Régis Hautière & Damien Cuvillier, La Guerre des Lulus – 1916 : “La Perspective Luigi”, t.1

Les orphe­lins à Ber­lin…

En 1914, Lud­wig, Lucas, Luigi et Lucien, sont oubliés lors de l’évacuation de l’orphelinat de Valen­court. Ils vivent alors de façon auto­nome dans la forêt proche avec Luce, une réfu­giée belge sépa­rée de ses parents. Ils forment la bande des Lulus.
Après cinq albums cou­vrant les années 1914 à 1918, vient le moment d’approfondir cer­taines cir­cons­tances juste évo­quées dans le fil du récit ini­tial et de la Grande Histoire.
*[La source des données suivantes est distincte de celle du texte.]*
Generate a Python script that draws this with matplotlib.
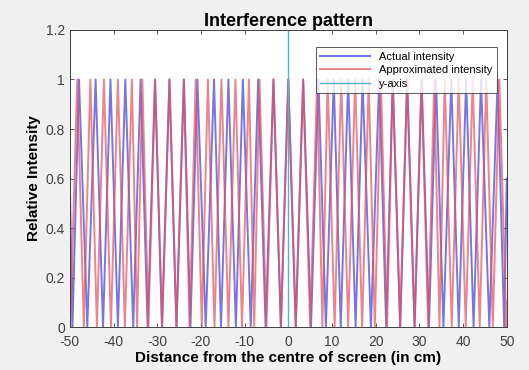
import matplotlib
matplotlib.use("Agg")
import matplotlib.pyplot as plt

# peak (y=1) and trough (y=0) positions, in cm
actual_peaks = [-47.9, -44.1, -40.7, -37.3, -33.8, -30.5, -27.2, -23.9, -20.8, -17.0,
                -13.7, -10.4, -6.9, -3.4, 0.0, 3.4, 6.9, 10.4, 13.7, 17.0, 20.8,
                23.9, 27.2, 30.5, 33.8, 37.3, 40.7, 44.1, 47.9]
actual_troughs = [-49.4, -46.0, -42.4, -39.0, -35.5, -32.2, -28.9, -25.6, -22.4, -18.9,
                  -15.4, -12.0, -8.6, -5.2, -1.7, 1.7, 5.2, 8.6, 12.0, 15.4, 18.9,
                  22.4, 25.6, 28.9, 32.2, 35.5, 39.0, 42.4, 46.0, 49.4]
actual_ends = [0.6, 0.6]   # value at x=-50 and x=50

approx_peaks = [-48.3, -45.3, -42.2, -39.0, -35.8, -33.4, -30.5, -27.2, -23.9, -21.2,
                -18.4, -15.3, -12.1, -9.0, -6.6, -3.4, 0.0, 3.4, 6.6, 9.0, 12.1, 15.3,
                18.4, 21.2, 23.9, 27.2, 30.5, 33.4, 35.8, 39.0, 42.2, 45.3, 48.3]
approx_troughs = [-49.9, -46.8, -43.8, -40.6, -37.4, -34.6, -32.0, -28.9, -25.6, -22.6,
                  -19.8, -16.9, -13.7, -10.6, -7.8, -5.0, -1.7, 1.7, 5.0, 7.8, 10.6,
                  13.7, 16.9, 19.8, 22.6, 25.6, 28.9, 32.0, 34.6, 37.4, 40.6, 43.8,
                  46.8, 49.9]
approx_ends = [0.1, 0.1]


def build(peaks, troughs, ends):
    """Joins peaks and troughs into one sorted line, with the end values at +-50."""
    pts = [(x, 1.0) for x in peaks] + [(x, 0.0) for x in troughs]
    pts += [(-50.0, ends[0]), (50.0, ends[1])]
    pts.sort()
    return [p[0] for p in pts], [p[1] for p in pts]


ax_x, ax_y = build(actual_peaks, actual_troughs, actual_ends)
ap_x, ap_y = build(approx_peaks, approx_troughs, approx_ends)

plt.rcParams['font.family'] = ['Liberation Sans', 'DejaVu Sans']
plt.rcParams['axes.unicode_minus'] = False

fig = plt.figure(figsize=(5.29, 3.70), dpi=100, facecolor='#f0f0f0')
ax = fig.add_axes([0.132, 0.116, 0.826, 0.803])

ax.plot(ax_x, ax_y, color='#4848e0', alpha=0.75, lw=1.4, label='Actual intensity')
ax.plot(ap_x, ap_y, color='#e8505a', alpha=0.7, lw=1.4, label='Approximated intensity')
ax.plot([0, 0], [0, 1.2], color='#4fb3cf', lw=1.0, label='y-axis')

ax.set_xlim(-50, 50)
ax.set_ylim(0, 1.2)
ax.set_xticks(range(-50, 51, 10))
ax.set_yticks([0, 0.2, 0.4, 0.6, 0.8, 1, 1.2])
ax.set_yticklabels(['0', '0.2', '0.4', '0.6', '0.8', '1', '1.2'])
ax.tick_params(direction='in', top=True, right=True, labelsize=10, colors='#404040',
               length=3, width=0.6)
ax.tick_params(axis='x', pad=6)
for s in ax.spines.values():
    s.set_color('#404040')
    s.set_linewidth(0.7)

ax.set_title('Interference pattern', fontsize=13, fontweight='bold', pad=3)
ax.set_xlabel('Distance from the centre of screen (in cm)', fontsize=11,
              fontweight='bold', labelpad=1)
ax.set_ylabel('Relative Intensity', fontsize=11, fontweight='bold', labelpad=3)

leg = ax.legend(loc='upper right', fontsize=8, frameon=True, fancybox=False,
                edgecolor='#303030', handlelength=4.5, borderpad=0.4,
                labelspacing=0.3, bbox_to_anchor=(0.99, 0.96))
leg.get_frame().set_linewidth(0.7)

fig.savefig('out.png', dpi=100, facecolor=fig.get_facecolor())
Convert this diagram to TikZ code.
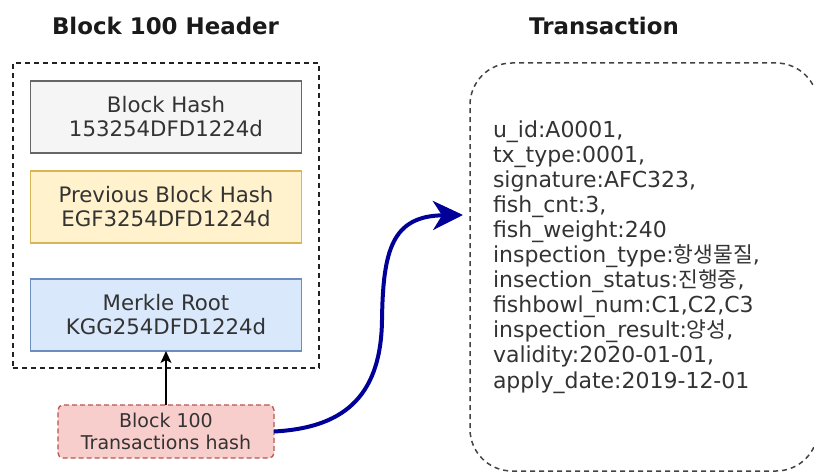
\documentclass[tikz,border=0pt]{standalone}
\usepackage{fontspec}
\setmainfont{DejaVu Sans}
\newfontfamily\krfont{Noto Sans CJK KR}
\usetikzlibrary{arrows.meta}
\newcommand\ko[1]{{\krfont\fontsize{21.5bp}{25bp}\selectfont #1}}

\definecolor{txtgray}{HTML}{333333}
\definecolor{titlegray}{HTML}{1A1A1A}
\definecolor{grayfill}{HTML}{F5F5F5}
\definecolor{grayline}{HTML}{666666}
\definecolor{yellowfill}{HTML}{FFF2CC}
\definecolor{yellowline}{HTML}{D6B656}
\definecolor{bluefill}{HTML}{DAE8FC}
\definecolor{blueline}{HTML}{6C8EBF}
\definecolor{redfill}{HTML}{F8CECC}
\definecolor{redline}{HTML}{B85450}
\definecolor{navy}{HTML}{000099}
\definecolor{frame}{HTML}{222222}

\begin{document}
\begin{tikzpicture}[x=1bp,y=-1bp,
  every node/.style={inner sep=0pt, outer sep=0pt, text=txtgray},
  title/.style={anchor=base, text=titlegray,
    font=\bfseries\fontsize{22.9bp}{27bp}\selectfont},
  hashbox/.style={draw, line width=1.5bp, minimum width=271bp,
    minimum height=72bp, align=center,
    font=\fontsize{21.3bp}{24bp}\selectfont},
  dashframe/.style={draw=frame, line width=1.5bp,
    dash pattern=on 5bp off 4bp},
  txline/.style={anchor=base west, font=\fontsize{22bp}{25bp}\selectfont}
]
\useasboundingbox (0,0) rectangle (814,472);

% titles
\node[title] (htitle) at (165.5,35) {Block 100 Header};
\node[title] (ttitle) at (604,35) {Transaction};

% block header frame and its fields
\node[dashframe, minimum width=306bp, minimum height=305bp] (header) at (166,215.5) {};
\node[hashbox, fill=grayfill, draw=grayline] (bhash) at (166,117)
  {Block Hash\\153254DFD1224d};
\node[hashbox, fill=yellowfill, draw=yellowline] (prev) at (166,207)
  {Previous Block Hash\\EGF3254DFD1224d};
\node[hashbox, fill=bluefill, draw=blueline] (merkle) at (166,315)
  {Merkle Root\\KGG254DFD1224d};

% transactions hash
\node[draw=redline, fill=redfill, line width=1.3bp, dash pattern=on 5bp off 3bp,
  rounded corners=5bp, minimum width=216bp, minimum height=53bp, align=center,
  font=\fontsize{19bp}{22bp}\selectfont] (txhash) at (166,431.5)
  {Block 100\\Transactions hash};

% transaction record
\node[dashframe, draw=frame!85, rounded corners=42bp,
  minimum width=348bp, minimum height=408bp] (tx) at (644,267) {};
\foreach \t [count=\i] in {
  {u\_id:A0001,},
  {tx\_type:0001,},
  {signature:AFC323,},
  {fish\_cnt:3,},
  {fish\_weight:240},
  {inspection\_type:\ko{항생물질},},
  {insection\_status:\ko{진행중},},
  {fishbowl\_num:C1,C2,C3},
  {inspection\_result:\ko{양성},},
  {validity:2020-01-01,},
  {apply\_date:2019-12-01}}
  \node[txline] (line\i) at ({493},{138+25*(\i-1)}) {\t};

% connectors
\draw[line width=1.3bp, draw=black, -{Stealth[length=12bp,width=11bp,inset=3bp]}]
  (txhash.north) -- (merkle.south);
\coordinate (txin) at (463,215);
\draw[navy, line width=4bp, -{Stealth[length=30bp,width=29bp,inset=9bp]}]
  (txhash.east) .. controls (340,428) and (381,400) .. (382,320)
  .. controls (383,250) and (392,216) .. (txin);
\end{tikzpicture}
\end{document}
En octobre 1936, à Amiens, un his­to­rien ren­contre Luigi. Il recueille des témoi­gnages de Fran­çais ayant séjourné en Alle­magne pen­dant la Grande Guerre. Or, les Lulus, en 1916, vou­lant rejoindre la Suisse, se sont trom­pés de train et sont arri­vés à Ber­lin. Au ter­mi­nus du train, voya­geurs clan­des­tins, ils se fau­filent pour échap­per à un agent de la com­pa­gnie fer­ro­viaire et se fondent dans la foule devant la gare. Un musi­cien chante. Le petit singe qui l’accompagne attire l’attention d’un Lulu.
En s’arrêtant, il heurte un jeune pick­po­cket qui vient de déro­ber une montre à un spec­ta­teur. Celui-ci s’aperçoit vite du lar­cin et hurle : “Au voleur !”. Sur­gissent deux poli­ciers. Les Lulus n’ont pas d’autre choix que de suivre le jeune détrous­seur qui, de toute façon, connaît mieux la ville qu’eux. S’ensuit une course pour­suite éche­ve­lée jusqu’à…

Avec l’intrusion de son groupe de héros et une suc­ces­sion de courses-poursuites, le scé­na­riste fait décou­vrir de nom­breux aspects de la vie quo­ti­dienne dans la capi­tale alle­mande en 1916. On retrouve la dif­fi­culté de trou­ver de la nour­ri­ture, le ration­ne­ment étant encore plus sévère que dans la zone fran­çaise occu­pée. Comme en France, fleu­rit le mar­ché noir, un mar­ché dif­fi­ci­le­ment acces­sible aux traîne-misère. Ils font connais­sance avec la débrouille, la men­di­cité, la guerre entre bandes pour la supré­ma­tie sur des ter­ri­toires, pour la pos­ses­sion de filles à pros­ti­tuer. Il évoque aussi la vie facile que mènent, loin du front et de ses hor­reurs, les plan­qués, les pseudo-élites du régime.
Régis Hau­tière joue aussi sur le fait que les orphe­lins se pensent arri­vés en Suisse et il donne des répliques pleines d’humour sur les qui­pro­quos qui en naissent et sur les Suisses eux-mêmes.

Damien Cuvillier s’est appro­prié de belle manière les per­son­nages crées par Har­doc et les anime de façon fort dyna­mique, conti­nuant la saga tout en ame­nant une touche per­son­nelle qui démarque ce dip­tyque dérivé de la série ori­gi­nelle. Il recons­ti­tue les prin­ci­paux élé­ments qui iden­ti­fient Ber­lin au début du XXe siècle et offre des pages remar­quables, pro­po­sant une mise en page assez clas­sique dont il joue, cepen­dant, avec adresse.
La mise en cou­leurs, assu­rée par David Fran­çois, ren­force l’atmosphère du récit avec ses teintes douces, neutres ou ternes comme les vête­ments bon mar­ché et bien usés.

Une suite pas­sion­nante avec un groupe de héros atta­chants dans une his­toire sous ten­sion, qui tient la pro­messe de nom­breux rebondissements.

serge per­raud

Régis Hau­tière (scé­na­rio), Damien Cuvillier (des­sin) & David Fran­çois (cou­leurs), La Guerre des Lulus – 1916 : La Pers­pec­tive Luigi, t.1, Cas­ter­man, juin 2018, 64 p. – 13,95 €.